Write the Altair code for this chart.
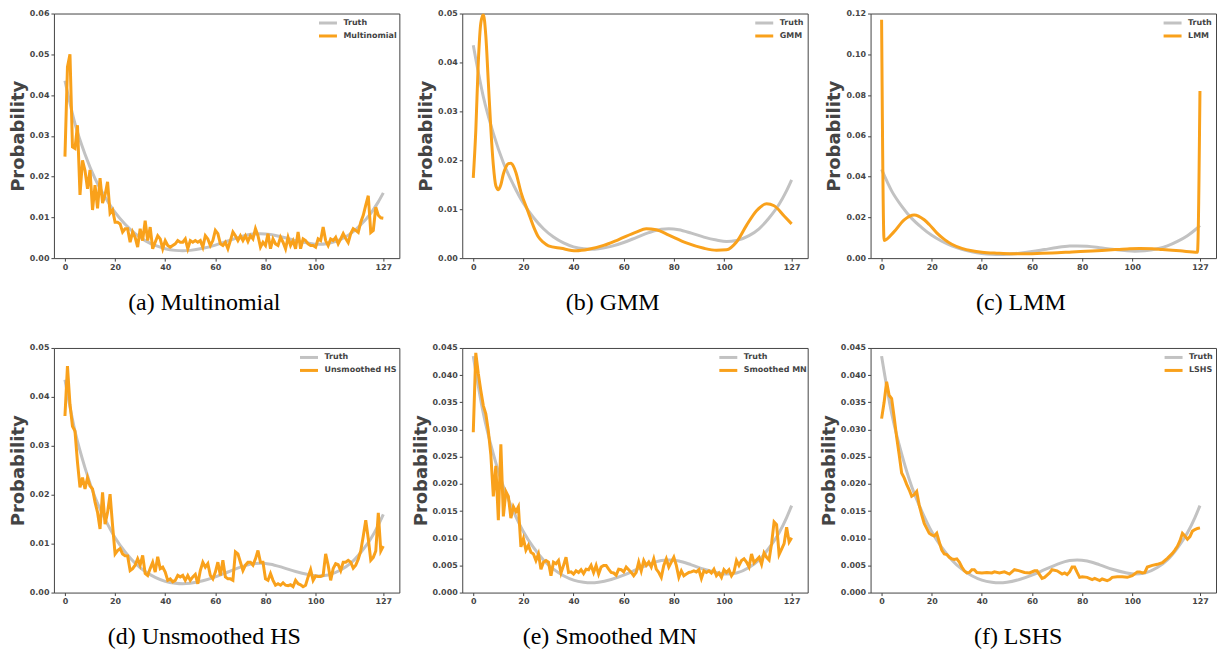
import altair as alt
import pandas as pd

X_TICKS = [0, 20, 40, 60, 80, 100, 127]

truth_x = [0, 4, 8, 12, 16, 20, 24, 28, 32, 36, 40, 44, 47, 50, 55, 60, 65, 70, 75, 78,
           82, 87, 92, 97, 101, 105, 110, 114, 118, 122, 125, 127]
truth_y = [0.0435, 0.0330, 0.0255, 0.0195, 0.0150, 0.0112, 0.0083, 0.0060, 0.0043, 0.0031,
           0.0023, 0.0019, 0.0018, 0.0019, 0.0024, 0.0032, 0.0042, 0.0052, 0.0059, 0.0060,
           0.0058, 0.0051, 0.0043, 0.0037, 0.0034, 0.0036, 0.0046, 0.0060, 0.0082, 0.0110,
           0.0138, 0.0160]

bins = list(range(128))

multinomial_y = [
    0.0249, 0.0469, 0.0500, 0.0273, 0.0269, 0.0326, 0.0155, 0.0240, 0.0215, 0.0170,
    0.0216, 0.0118, 0.0179, 0.0122, 0.0196, 0.0135, 0.0155, 0.0187, 0.0110, 0.0118,
    0.0088, 0.0088, 0.0084, 0.0064, 0.0072, 0.0072, 0.0039, 0.0064, 0.0051, 0.0027,
    0.0072, 0.0043, 0.0092, 0.0043, 0.0076, 0.0023, 0.0039, 0.0055, 0.0047, 0.0023,
    0.0043, 0.0031, 0.0027, 0.0031, 0.0035, 0.0043, 0.0039, 0.0039, 0.0047, 0.0023,
    0.0043, 0.0039, 0.0043, 0.0039, 0.0043, 0.0027, 0.0055, 0.0047, 0.0031, 0.0043,
    0.0068, 0.0060, 0.0035, 0.0031, 0.0039, 0.0023, 0.0043, 0.0064, 0.0055, 0.0043,
    0.0055, 0.0043, 0.0055, 0.0041, 0.0055, 0.0047, 0.0072, 0.0055, 0.0027, 0.0039,
    0.0031, 0.0060, 0.0023, 0.0047, 0.0035, 0.0031, 0.0051, 0.0039, 0.0023, 0.0051,
    0.0031, 0.0043, 0.0023, 0.0064, 0.0023, 0.0047, 0.0043, 0.0035, 0.0031, 0.0031,
    0.0027, 0.0047, 0.0043, 0.0076, 0.0043, 0.0031, 0.0047, 0.0043, 0.0051, 0.0035,
    0.0047, 0.0060, 0.0048, 0.0038, 0.0060, 0.0072, 0.0068, 0.0063, 0.0088, 0.0105,
    0.0130, 0.0153, 0.0063, 0.0068, 0.0125, 0.0105, 0.0099, 0.0098]

gmm_x = [0, 1, 2, 3, 4, 5, 6, 7, 8, 9, 10, 11, 12, 13, 14, 15, 16, 17, 19, 22, 24, 26, 28,
         30, 35, 41, 46, 52, 58, 65, 69, 73, 78, 85, 92, 97, 101, 105, 109, 113, 117, 120,
         124, 127]
gmm_y = [0.0164, 0.0260, 0.0400, 0.0480, 0.0498, 0.0455, 0.0360, 0.0265, 0.0190, 0.0148,
         0.0140, 0.0150, 0.0172, 0.0186, 0.0193, 0.0194, 0.0188, 0.0175, 0.0135, 0.0093,
         0.0065, 0.0043, 0.0032, 0.0025, 0.0020, 0.0015, 0.0018, 0.0026, 0.0038, 0.0053,
         0.0060, 0.0058, 0.0047, 0.0031, 0.0020, 0.0016, 0.0017, 0.0033, 0.0067, 0.0097,
         0.0111, 0.0107, 0.0086, 0.0070]

lmm_x = [0, 1, 5, 9, 13, 17, 19, 22, 25, 28, 32, 36, 40, 46, 52, 60, 68, 76, 84, 92, 98,
         103, 108, 112, 119, 126, 127]
lmm_y = [0.1170, 0.0087, 0.0130, 0.0188, 0.0212, 0.0188, 0.0165, 0.0124, 0.0092, 0.0068,
         0.0048, 0.0036, 0.0029, 0.0024, 0.0021, 0.0022, 0.0025, 0.0030, 0.0035, 0.0041,
         0.0045, 0.0047, 0.0046, 0.0042, 0.0036, 0.0029, 0.0820]

unsmoothed_hs_y = [
    0.0361, 0.0463, 0.0385, 0.0340, 0.0330, 0.0266, 0.0215, 0.0235, 0.0212, 0.0235,
    0.0218, 0.0212, 0.0185, 0.0164, 0.0130, 0.0205, 0.0140, 0.0164, 0.0201, 0.0137,
    0.0079, 0.0086, 0.0090, 0.0079, 0.0075, 0.0075, 0.0045, 0.0049, 0.0056, 0.0069,
    0.0056, 0.0076, 0.0039, 0.0035, 0.0049, 0.0062, 0.0042, 0.0073, 0.0049, 0.0052,
    0.0042, 0.0025, 0.0028, 0.0022, 0.0025, 0.0035, 0.0032, 0.0035, 0.0025, 0.0035,
    0.0025, 0.0032, 0.0037, 0.0018, 0.0045, 0.0062, 0.0052, 0.0059, 0.0035, 0.0028,
    0.0042, 0.0062, 0.0035, 0.0066, 0.0032, 0.0028, 0.0028, 0.0025, 0.0083, 0.0079,
    0.0062, 0.0045, 0.0056, 0.0062, 0.0062, 0.0056, 0.0069, 0.0086, 0.0062, 0.0062,
    0.0028, 0.0025, 0.0039, 0.0025, 0.0015, 0.0018, 0.0015, 0.0020, 0.0015, 0.0014,
    0.0016, 0.0012, 0.0025, 0.0018, 0.0016, 0.0012, 0.0015, 0.0032, 0.0047, 0.0025,
    0.0034, 0.0033, 0.0033, 0.0035, 0.0079, 0.0056, 0.0025, 0.0049, 0.0059, 0.0057,
    0.0045, 0.0062, 0.0062, 0.0066, 0.0062, 0.0050, 0.0056, 0.0068, 0.0085, 0.0115,
    0.0148, 0.0110, 0.0066, 0.0072, 0.0085, 0.0163, 0.0085, 0.0095]

smoothed_mn_y = [
    0.0295, 0.0441, 0.0403, 0.0372, 0.0344, 0.0329, 0.0298, 0.0254, 0.0177, 0.0233,
    0.0133, 0.0273, 0.0140, 0.0186, 0.0177, 0.0137, 0.0158, 0.0149, 0.0158, 0.0084,
    0.0099, 0.0078, 0.0087, 0.0074, 0.0071, 0.0059, 0.0071, 0.0043, 0.0056, 0.0059,
    0.0056, 0.0031, 0.0056, 0.0053, 0.0059, 0.0036, 0.0050, 0.0065, 0.0037, 0.0038,
    0.0034, 0.0040, 0.0037, 0.0042, 0.0035, 0.0043, 0.0042, 0.0050, 0.0037, 0.0050,
    0.0034, 0.0047, 0.0050, 0.0050, 0.0043, 0.0037, 0.0036, 0.0032, 0.0043, 0.0042,
    0.0038, 0.0047, 0.0042, 0.0037, 0.0031, 0.0037, 0.0056, 0.0040, 0.0059, 0.0050,
    0.0056, 0.0047, 0.0062, 0.0043, 0.0037, 0.0028, 0.0050, 0.0062, 0.0047, 0.0056,
    0.0065, 0.0050, 0.0028, 0.0040, 0.0031, 0.0034, 0.0037, 0.0038, 0.0040, 0.0038,
    0.0042, 0.0026, 0.0040, 0.0037, 0.0040, 0.0036, 0.0043, 0.0031, 0.0036, 0.0028,
    0.0042, 0.0037, 0.0042, 0.0031, 0.0038, 0.0059, 0.0050, 0.0059, 0.0062, 0.0056,
    0.0047, 0.0071, 0.0055, 0.0060, 0.0065, 0.0052, 0.0073, 0.0065, 0.0060, 0.0090,
    0.0130, 0.0125, 0.0070, 0.0080, 0.0090, 0.0120, 0.0093, 0.0101]

lshs_x = list(range(39)) + [40, 42, 44, 45, 47, 49, 51, 53, 55, 57, 59, 61, 62, 64, 65, 67,
                            68, 70, 72, 73, 74, 75, 76, 77, 78, 79, 80, 82, 84, 85, 87, 88,
                            90, 91, 92, 94, 96, 98, 100, 102, 103, 104, 105, 106, 108, 110,
                            112, 114] + list(range(116, 128))
lshs_y = [0.0320, 0.0350, 0.0388, 0.0363, 0.0357, 0.0323, 0.0286, 0.0254, 0.0220, 0.0211,
          0.0199, 0.0189, 0.0177, 0.0180, 0.0186, 0.0161, 0.0143, 0.0127, 0.0118, 0.0109,
          0.0106, 0.0104, 0.0109, 0.0093, 0.0078, 0.0071, 0.0070, 0.0065, 0.0062, 0.0061,
          0.0062, 0.0056, 0.0047, 0.0040, 0.0036, 0.0037, 0.0042, 0.0042, 0.0037,
          0.0036, 0.0037, 0.0036, 0.0038, 0.0036, 0.0038, 0.0034, 0.0042, 0.0040, 0.0037,
          0.0036, 0.0040, 0.0040, 0.0026, 0.0028, 0.0036, 0.0042, 0.0040, 0.0034, 0.0036,
          0.0033, 0.0038, 0.0047, 0.0047, 0.0037, 0.0028, 0.0029, 0.0028, 0.0024, 0.0026,
          0.0022, 0.0025, 0.0022, 0.0024, 0.0028, 0.0029, 0.0029, 0.0028, 0.0031, 0.0038,
          0.0038, 0.0036, 0.0037, 0.0047, 0.0050, 0.0052, 0.0055, 0.0063,
          0.0072, 0.0078, 0.0085, 0.0095, 0.0109, 0.0104, 0.0098, 0.0103, 0.0113, 0.0116,
          0.0118, 0.0119]

ticks_a = [0.0, 0.01, 0.02, 0.03, 0.04, 0.05, 0.06]
ticks_b = [0.0, 0.01, 0.02, 0.03, 0.04, 0.05]
ticks_c = [0.0, 0.02, 0.04, 0.06, 0.08, 0.10, 0.12]
ticks_e = [0.0, 0.005, 0.010, 0.015, 0.020, 0.025, 0.030, 0.035, 0.040, 0.045]

GRAY = "#c2c2c2"
ORANGE = "#f9a11b"
INK = "#444444"


def panel(name, caption, mx, my, ticks, fmt, interp, legend_x):
    truth = pd.DataFrame({"x": truth_x, "y": truth_y, "series": "Truth"})
    method = pd.DataFrame({"x": mx, "y": my, "series": name})
    xenc = alt.X("x:Q", scale=alt.Scale(domain=[-4.4, 133.4], nice=False, zero=False),
                 axis=alt.Axis(values=X_TICKS, format="d", title=None))
    yenc = alt.Y("y:Q", scale=alt.Scale(domain=[0, ticks[-1]], nice=False),
                 axis=alt.Axis(values=ticks, format=fmt, title="Probability"))
    cenc = alt.Color("series:N",
                     scale=alt.Scale(domain=["Truth", name], range=[GRAY, ORANGE]),
                     legend=alt.Legend(title=None, orient="none", direction="vertical",
                                       legendX=legend_x, legendY=3))
    t = alt.Chart(truth).mark_line(strokeWidth=3, interpolate="monotone", clip=True).encode(
        x=xenc, y=yenc, color=cenc)
    m = alt.Chart(method).mark_line(strokeWidth=3, interpolate=interp, clip=True).encode(
        x=xenc, y=yenc, color=cenc)
    return alt.layer(t, m).properties(
        width=346, height=245,
        title=alt.TitleParams(caption, orient="bottom", anchor="middle", offset=20,
                              frame="bounds", font="Liberation Serif", fontSize=24,
                              fontWeight="normal", color="black"))


a = panel("Multinomial", "(a) Multinomial", bins, multinomial_y, ticks_a, ".2f", "linear", 268)
b = panel("GMM", "(b) GMM", gmm_x, gmm_y, ticks_b, ".2f", "monotone", 296)
c = panel("LMM", "(c) LMM", lmm_x, lmm_y, ticks_c, ".2f", "monotone", 296)
d = panel("Unsmoothed HS", "(d) Unsmoothed HS", bins, unsmoothed_hs_y, ticks_b, ".2f",
          "linear", 249)
e = panel("Smoothed MN", "(e) Smoothed MN", bins, smoothed_mn_y, ticks_e, ".3f", "linear", 260)
f = panel("LSHS", "(f) LSHS", lshs_x, lshs_y, ticks_e, ".3f", "linear", 297)

chart = alt.concat(a, b, c, d, e, f, columns=3, spacing={"row": 90, "column": 63},
                   bounds="flush").resolve_scale(
    x="independent", y="independent", color="independent"
).resolve_legend(color="independent").properties(
    padding={"left": 0, "top": 0, "right": 0, "bottom": 0}
).configure_view(
    stroke=INK, strokeWidth=1
).configure_axis(
    labelFont="DejaVu Sans", labelFontWeight="bold", labelFontSize=8, labelColor=INK,
    titleFont="DejaVu Sans", titleFontWeight="bold", titleFontSize=18, titleColor=INK,
    domain=False, grid=False, tickSize=3, tickColor=INK, labelPadding=2, titlePadding=2
).configure_legend(
    labelFont="DejaVu Sans", labelFontWeight="bold", labelFontSize=8, labelColor=INK,
    symbolType="M-1.8,0L1.8,0", symbolStrokeWidth=3, symbolSize=100, labelOffset=9,
    padding=0, rowPadding=0
)

chart.save("out.html", embed_options={"renderer": "svg", "actions": False})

- - - -

:: EXERCISE AIM ::
Quote, please, every line of the material above from its start through the line that has "bins = list(range(128))", reproducing the words exactly and dropping any images.

:: TASK SOLUTION ::
Write the Altair code for this chart.
import altair as alt
import pandas as pd

X_TICKS = [0, 20, 40, 60, 80, 100, 127]

truth_x = [0, 4, 8, 12, 16, 20, 24, 28, 32, 36, 40, 44, 47, 50, 55, 60, 65, 70, 75, 78,
           82, 87, 92, 97, 101, 105, 110, 114, 118, 122, 125, 127]
truth_y = [0.0435, 0.0330, 0.0255, 0.0195, 0.0150, 0.0112, 0.0083, 0.0060, 0.0043, 0.0031,
           0.0023, 0.0019, 0.0018, 0.0019, 0.0024, 0.0032, 0.0042, 0.0052, 0.0059, 0.0060,
           0.0058, 0.0051, 0.0043, 0.0037, 0.0034, 0.0036, 0.0046, 0.0060, 0.0082, 0.0110,
           0.0138, 0.0160]

bins = list(range(128))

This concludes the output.